Nicolas Behr morreu de rir. Curtam:
não sou filho de um líder operário morto nas dependências do
doi-codi. minha mãe não se chamava olga benário nem foi entregue à gestapo
quando eu tinha oito meses de idade. não fui expulso do seminário aos 14 anos
por estar lendo livros marxistas. minha primeira experiência sexual não foi com
uma conhecida líder estudantil. não tive na universidade um amigo pederasta que
era ligado ao partidão. nunca fui preso por estar pintando nos muros abaixo a
ditadura!. nunca participei de assalto a bancos, mesmo aos escolares. não tive
uma noiva morta na guerrilha do araguaia. nunca fui casado com a comandante
tânia. não tenho um casal de filhos nascidos na argélia. a onu jamais me deu o
status de refugiado. não fui condecorado pelo marechal tito. não me candidatei
voluntariamente a cortar cana de açúcar em cuba. nunca fui porteiro de sauna
gay em estocolmo. não sei em que albânia fica tirana. não sei o nome completo
do atual tirano da albânia. não assinei o manifesto dos intelectuais contra o
boicote econômico à nicarágua. não fui cassado em 64. não fui preso no
congresso da une, em ibiúna. em 68 eu mal sabia fazer direito um 69. não fui
trocado por um embaixador suíço em 70. não fiz curso de sociologia em sorbonne.
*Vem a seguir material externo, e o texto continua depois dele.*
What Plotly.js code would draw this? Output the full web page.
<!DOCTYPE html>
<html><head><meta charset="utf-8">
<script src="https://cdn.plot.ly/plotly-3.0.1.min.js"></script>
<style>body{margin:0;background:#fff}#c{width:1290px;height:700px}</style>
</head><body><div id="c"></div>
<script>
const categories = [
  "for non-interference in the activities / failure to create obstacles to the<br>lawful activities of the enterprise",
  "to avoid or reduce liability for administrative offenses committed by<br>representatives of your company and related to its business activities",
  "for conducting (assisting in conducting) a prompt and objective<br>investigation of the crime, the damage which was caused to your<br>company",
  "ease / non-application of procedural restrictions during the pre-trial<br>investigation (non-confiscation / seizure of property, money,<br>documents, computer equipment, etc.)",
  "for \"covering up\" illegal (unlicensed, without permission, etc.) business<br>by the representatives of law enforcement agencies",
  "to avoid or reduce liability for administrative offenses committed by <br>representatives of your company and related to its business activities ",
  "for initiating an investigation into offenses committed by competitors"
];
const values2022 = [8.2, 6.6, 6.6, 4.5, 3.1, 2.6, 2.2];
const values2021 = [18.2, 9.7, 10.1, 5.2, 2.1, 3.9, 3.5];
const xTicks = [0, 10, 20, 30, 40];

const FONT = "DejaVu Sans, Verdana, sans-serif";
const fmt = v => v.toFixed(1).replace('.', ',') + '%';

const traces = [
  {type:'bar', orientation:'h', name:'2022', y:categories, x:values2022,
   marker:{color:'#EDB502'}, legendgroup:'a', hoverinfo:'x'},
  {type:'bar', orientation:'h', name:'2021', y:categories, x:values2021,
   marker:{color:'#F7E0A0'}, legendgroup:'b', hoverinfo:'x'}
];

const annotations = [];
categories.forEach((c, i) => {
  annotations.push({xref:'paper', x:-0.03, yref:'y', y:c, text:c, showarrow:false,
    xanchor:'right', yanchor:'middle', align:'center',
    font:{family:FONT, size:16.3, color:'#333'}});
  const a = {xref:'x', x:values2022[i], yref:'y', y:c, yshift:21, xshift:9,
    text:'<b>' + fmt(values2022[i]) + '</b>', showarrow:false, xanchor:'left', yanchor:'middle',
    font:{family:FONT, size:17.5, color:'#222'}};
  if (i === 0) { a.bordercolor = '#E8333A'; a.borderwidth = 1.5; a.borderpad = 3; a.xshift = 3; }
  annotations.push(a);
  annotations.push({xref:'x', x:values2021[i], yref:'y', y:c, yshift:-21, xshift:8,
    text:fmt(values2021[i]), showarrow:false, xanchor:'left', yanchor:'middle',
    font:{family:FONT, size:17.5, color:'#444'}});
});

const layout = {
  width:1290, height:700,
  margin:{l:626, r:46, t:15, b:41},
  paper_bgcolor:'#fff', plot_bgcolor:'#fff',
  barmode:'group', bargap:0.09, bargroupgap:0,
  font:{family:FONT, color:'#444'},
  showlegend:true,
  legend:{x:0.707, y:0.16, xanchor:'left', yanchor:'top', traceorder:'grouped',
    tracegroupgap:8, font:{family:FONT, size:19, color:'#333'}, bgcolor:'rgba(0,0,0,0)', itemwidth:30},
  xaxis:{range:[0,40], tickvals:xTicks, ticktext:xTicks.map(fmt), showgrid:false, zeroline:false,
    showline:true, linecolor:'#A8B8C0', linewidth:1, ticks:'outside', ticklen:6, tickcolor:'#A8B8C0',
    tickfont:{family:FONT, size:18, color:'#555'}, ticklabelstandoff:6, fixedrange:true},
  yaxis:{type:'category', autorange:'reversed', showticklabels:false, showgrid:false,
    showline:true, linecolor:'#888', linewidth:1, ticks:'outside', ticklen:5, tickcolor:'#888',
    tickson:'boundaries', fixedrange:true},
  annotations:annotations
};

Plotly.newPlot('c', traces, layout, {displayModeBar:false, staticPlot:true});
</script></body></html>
nem em nanterre. não fui torturado pelo delegado fleury. não tentei o suicídio pela
quinta vez. não escrevi um livro de memórias sobre meus tempos de banido. nem
de bandido. não descobri minha porção mulher. nunca bati papo com jean paul
sartre e simone de beauvior. não participei de uma sessão de bed in com yoko
ono. timothy leary nunca frequentou a minha casa. nunca desbundei ou dei a dita
cuja. nunca fiz passeata com as feministas francesas pelo direito ao orgasmo.
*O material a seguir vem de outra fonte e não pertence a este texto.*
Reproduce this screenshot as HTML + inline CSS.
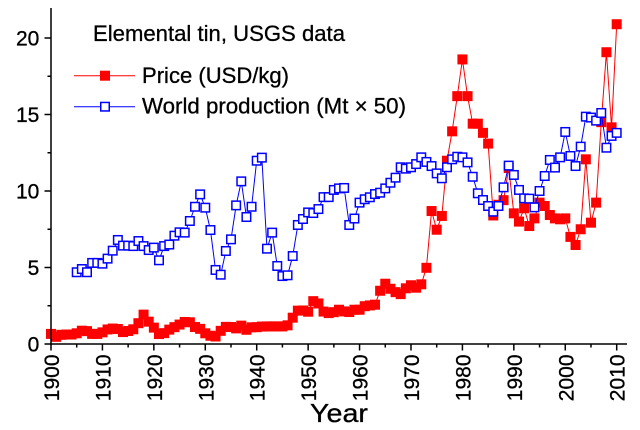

sempre confundi orgasmo com ovas de esturjão. a mercedes sosa não é meu tipo
inesquecível de mulher. não sou fanático pelos poemas de agostinho neto. não
participei da revolução cultural maoísta. não sou o quinto membro do “bando dos
quatro”. nunca li luckás no original. não estava no chile quando mataram
allende. não me refugiei na embaixada mexicana quando depuseram isabelita
perón. não atravessei ilegalmente a fronteira do paraguai. não participei da
quinta jornada de resistência latino-americana em copenhague. não sou
colaborador dos cuadernos del tercero mundo. nunca li a revolução dos bichos,
de orwell. nem a revolução das bichas, de clodovil. não sei quem escreveu o
manifesto comunista de marx. nunca soube como fizemos a revolução de trotsky.
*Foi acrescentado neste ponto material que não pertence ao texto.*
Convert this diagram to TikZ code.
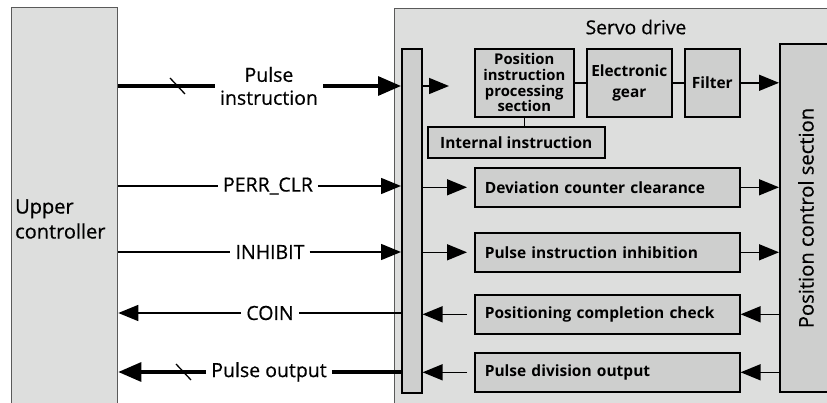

sempre confundi trotsky com uma marca de aguardente feita no interior de
pernambuco. não sei onde nasceu rosa de luxemburgo. minha tese de doutorado não
foi sobre a acumulação da mais-valia em países periféricos – uma introdução ao
pensamento de althusser. não participei de nenhum festival da juventude, em
moscou. nunca usei nas paredes um pôster de che guevara. não tenho nenhum amigo
tupamaro, nem mesmo montonero. sempre achei que montonero fosse nome de
condutor de trem. não li o capital aos onze anos de idade. nunca votei no pt.
nenhum organismo internacional já me prestou solidariedade. eu também não
presto, quer dizer, nunca prestei. não assisti o encouraçado pothekin em um
apartamento clandestino. não sei que diabo é kurosawa. não acho a poesia do
thiago de mello comprometida com a minha vida. nem com a tua. não tenho
telefone grampeado pelo sni. nunca incendiei uma embaixada americana. não li as
obras completas de lênin em edição bilíngue. não traduzi do alemão o pensamento
vivo de herbert marcuse. não tenho a menor ideia do que seja teatro do
oprimido. nunca fui apresentado a daniel ortega. não sou citado no último livro
de régis debray. não fui convidado para os funerais de chernenko. não tive
nenhum caso amoroso com a ativista joan baez. não estou comprometido com a
candidatura amazonino mendes. fidel castro jamais me convidou para ser jurado
do concurso casa de las americas. não sou filiado ao sindicato polonês
solidarnosc. não sei quem é manuel ribeiro. não me encham o saco!